After Trump’s remarks strengthened the dollar, GBP/USD came under pressure, sliding from 1.3345 toward 1.3200s

    by VT Markets
    /
    Apr 2, 2026

    GBP/USD fell during the Asian session on Thursday, pulling back from a weekly high near 1.3345 and sliding to the mid-1.3200s. The move followed US President Donald Trump’s address, which helped the US dollar and ended a two-day rebound from a four-month low set on Tuesday.

    Trump repeated a 2–3 week deadline and warned of strikes on Iran’s energy infrastructure if no deal is reached. He said talks were going well, but Iran rejected that, while reports said the UAE is pushing for military action to reopen the Strait of Hormuz.

    Market And Technical Backdrop

    On Wednesday, GBP/USD rose about 0.6% and moved back above 1.3300 after trading below that level through late March. It remained below the January high near 1.3850 and under the 50-day and 200-day exponential moving averages near 1.3400 and 1.3350, after bouncing from a March low near 1.3150.

    The Stochastic RSI moved back towards overbought territory. Bank of England Governor Andrew Bailey said markets had moved too far in pricing rate rises, and noted earlier guidance pointed to one or two rate cuts in 2026 before the Iran crisis.

    Given the recent comments on Iran, the US Dollar is strengthening, creating a clear headwind for the Pound. We see the GBP/USD pair struggling to hold gains and falling back towards its March lows. This pressure is likely to persist as President Trump’s two-to-three-week deadline approaches, keeping markets on edge.

    This geopolitical tension is a recipe for high volatility in the currency markets. We saw a similar dynamic during the 2022 Ukraine conflict, when the British Pound Volatility Index (BPVIX) jumped by over 30% in a matter of weeks. Traders should therefore consider buying options to profit from expected price swings, as sudden news from the Middle East could cause sharp, unpredictable moves in either direction.

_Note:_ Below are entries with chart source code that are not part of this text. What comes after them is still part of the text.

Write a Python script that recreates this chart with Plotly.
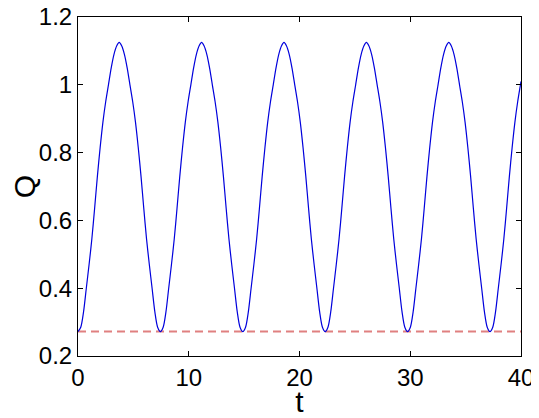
import plotly.graph_objects as go

# time samples (five full periods of ~7.44 plus the last rise)
t = [
    0.00, 0.25, 0.50, 0.75, 1.00, 1.25, 1.50, 1.75, 2.00, 2.25, 2.50, 2.75, 3.00, 3.25, 3.50,
    3.72, 3.94, 4.19, 4.44, 4.69, 4.94, 5.19, 5.44, 5.69, 5.94, 6.19, 6.44, 6.69, 6.94, 7.19,
    7.44, 7.69, 7.94, 8.19, 8.44, 8.69, 8.94, 9.19, 9.44, 9.69, 9.94, 10.19, 10.44, 10.69, 10.94,
    11.16, 11.38, 11.63, 11.88, 12.13, 12.38, 12.63, 12.88, 13.13, 13.38, 13.63, 13.88, 14.13, 14.38, 14.63,
    14.88, 15.13, 15.38, 15.63, 15.88, 16.13, 16.38, 16.63, 16.88, 17.13, 17.38, 17.63, 17.88, 18.13, 18.38,
    18.60, 18.82, 19.07, 19.32, 19.57, 19.82, 20.07, 20.32, 20.57, 20.82, 21.07, 21.32, 21.57, 21.82, 22.07,
    22.32, 22.57, 22.82, 23.07, 23.32, 23.57, 23.82, 24.07, 24.32, 24.57, 24.82, 25.07, 25.32, 25.57, 25.82,
    26.04, 26.26, 26.51, 26.76, 27.01, 27.26, 27.51, 27.76, 28.01, 28.26, 28.51, 28.76, 29.01, 29.26, 29.51,
    29.76, 30.01, 30.26, 30.51, 30.76, 31.01, 31.26, 31.51, 31.76, 32.01, 32.26, 32.51, 32.76, 33.01, 33.26,
    33.48, 33.70, 33.95, 34.20, 34.45, 34.70, 34.95, 35.20, 35.45, 35.70, 35.95, 36.20, 36.45, 36.70, 36.95,
    37.20, 37.45, 37.70, 37.95, 38.20, 38.45, 38.70, 38.95, 39.20, 39.45, 39.70, 39.95, 40.00,
]

Q = [
    0.272, 0.285, 0.33, 0.40, 0.47, 0.545, 0.635, 0.73, 0.815, 0.89, 0.95, 1.0, 1.05, 1.09, 1.115,
    1.125, 1.115, 1.09, 1.05, 1.0, 0.95, 0.89, 0.815, 0.73, 0.635, 0.545, 0.47, 0.40, 0.33, 0.285,
    0.272, 0.285, 0.33, 0.40, 0.47, 0.545, 0.635, 0.73, 0.815, 0.89, 0.95, 1.0, 1.05, 1.09, 1.115,
    1.125, 1.115, 1.09, 1.05, 1.0, 0.95, 0.89, 0.815, 0.73, 0.635, 0.545, 0.47, 0.40, 0.33, 0.285,
    0.272, 0.285, 0.33, 0.40, 0.47, 0.545, 0.635, 0.73, 0.815, 0.89, 0.95, 1.0, 1.05, 1.09, 1.115,
    1.125, 1.115, 1.09, 1.05, 1.0, 0.95, 0.89, 0.815, 0.73, 0.635, 0.545, 0.47, 0.40, 0.33, 0.285,
    0.272, 0.285, 0.33, 0.40, 0.47, 0.545, 0.635, 0.73, 0.815, 0.89, 0.95, 1.0, 1.05, 1.09, 1.115,
    1.125, 1.115, 1.09, 1.05, 1.0, 0.95, 0.89, 0.815, 0.73, 0.635, 0.545, 0.47, 0.40, 0.33, 0.285,
    0.272, 0.285, 0.33, 0.40, 0.47, 0.545, 0.635, 0.73, 0.815, 0.89, 0.95, 1.0, 1.05, 1.09, 1.115,
    1.125, 1.115, 1.09, 1.05, 1.0, 0.95, 0.89, 0.815, 0.73, 0.635, 0.545, 0.47, 0.40, 0.33, 0.285,
    0.272, 0.285, 0.33, 0.40, 0.47, 0.545, 0.635, 0.73, 0.815, 0.89, 0.95, 1.0, 1.01,
]

# lower bound (dashed)
t_min_line = [0, 40]
Q_min_line = [0.272, 0.272]

x_ticks = [0, 10, 20, 30, 40]
y_ticks = [0.2, 0.4, 0.6, 0.8, 1.0, 1.2]
y_ticklabels = ["0.2", "0.4", "0.6", "0.8", "1", "1.2"]

fig = go.Figure()

fig.add_trace(go.Scatter(
    x=t_min_line, y=Q_min_line, mode="lines",
    line=dict(color="rgb(224,128,128)", width=2, dash="8px,5px"),
    showlegend=False,
))

fig.add_trace(go.Scatter(
    x=t, y=Q, mode="lines",
    line=dict(color="rgb(0,0,220)", width=1.2, shape="spline", smoothing=0.8),
    showlegend=False,
))

axis_style = dict(
    showline=True, linecolor="black", linewidth=1, mirror="ticks",
    ticks="inside", ticklen=5, tickcolor="black",
    showgrid=False, zeroline=False, automargin=False,
    ticklabeloverflow="allow",
    tickfont=dict(family="Liberation Sans, Arial", size=24, color="black"),
)

# page body has an 8px margin, so the figure is a bit smaller than the window
fig.update_layout(
    width=531, height=410,
    margin=dict(l=70, r=18, t=9, b=62),
    plot_bgcolor="white", paper_bgcolor="white",
    xaxis=dict(
        range=[0, 40], tickvals=x_ticks,
        title=dict(text="t", font=dict(family="Liberation Sans, Arial", size=30, color="black"), standoff=0),
        **axis_style,
    ),
    yaxis=dict(
        range=[0.2, 1.2], tickvals=y_ticks, ticktext=y_ticklabels,
        title=dict(text="Q", font=dict(family="Liberation Sans, Arial", size=30, color="black"), standoff=4),
        **axis_style,
    ),
)

fig.write_html("out.html")
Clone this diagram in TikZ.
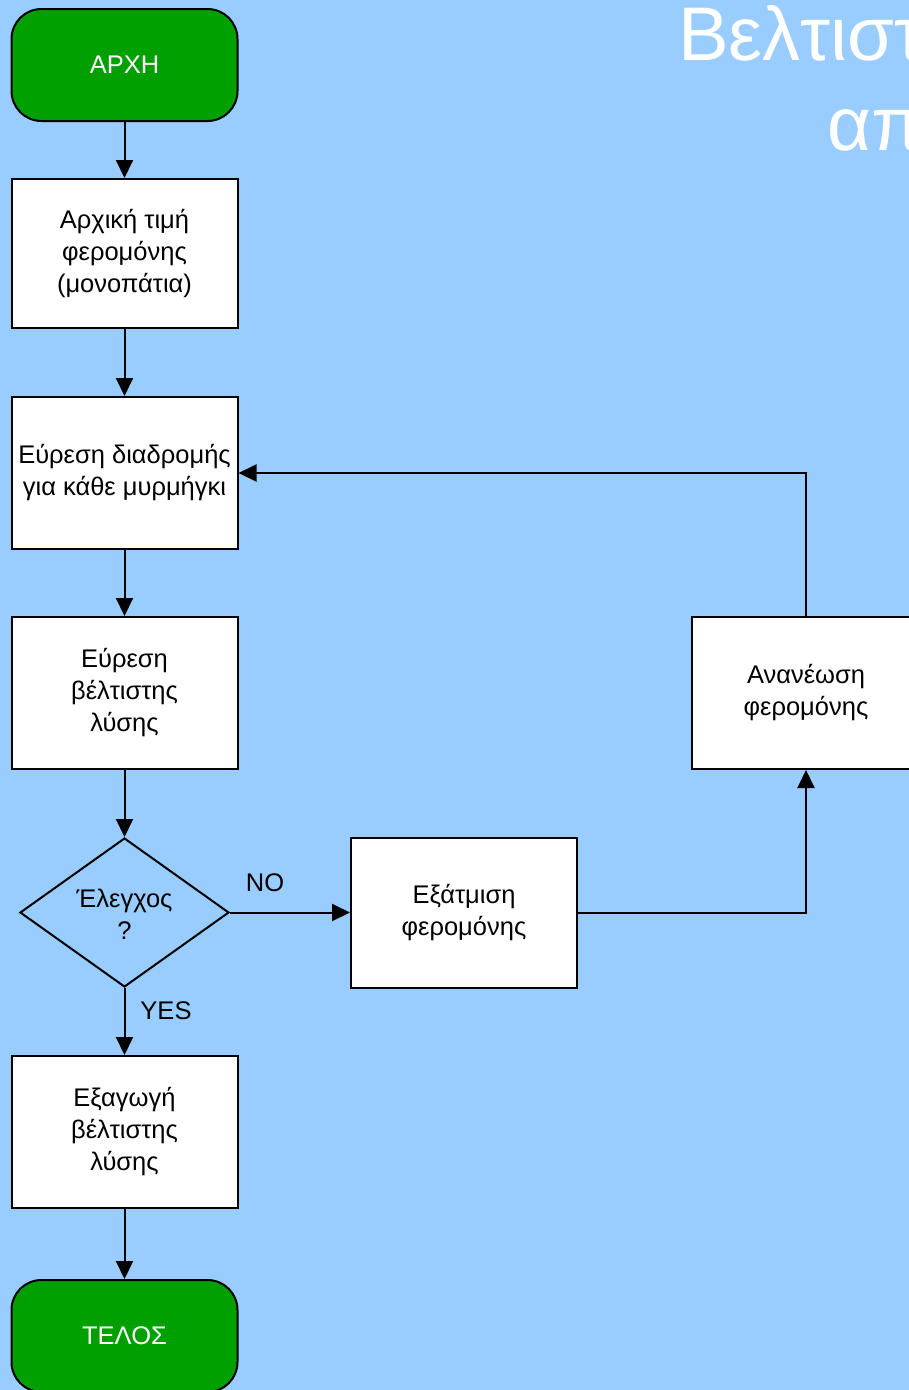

    Options And Event Risk Strategies

    With the Bank of England governor pushing back against rate hike expectations, there is little fundamental support for Sterling. This policy divergence strongly favors the US Dollar, especially in a risk-averse environment. Purchasing put options with strike prices below the March low of 1.3150 could be a prudent way to position for a further decline.

    The area between 1.3350 and 1.3400 represents significant technical resistance, reinforced by key moving averages. Selling out-of-the-money call spreads above this ceiling offers a way to generate income while betting that the pound’s upside is capped. This strategy benefits from both a falling price and time decay as the situation unfolds.

    We must also be prepared for the upcoming Good Friday Non-Farm Payrolls report from the US. A strong jobs number, such as the unexpected addition of over 353,000 jobs seen in January 2024, would further boost the dollar. This makes holding positions that benefit from volatility, like a long straddle, a compelling strategy heading into the data release.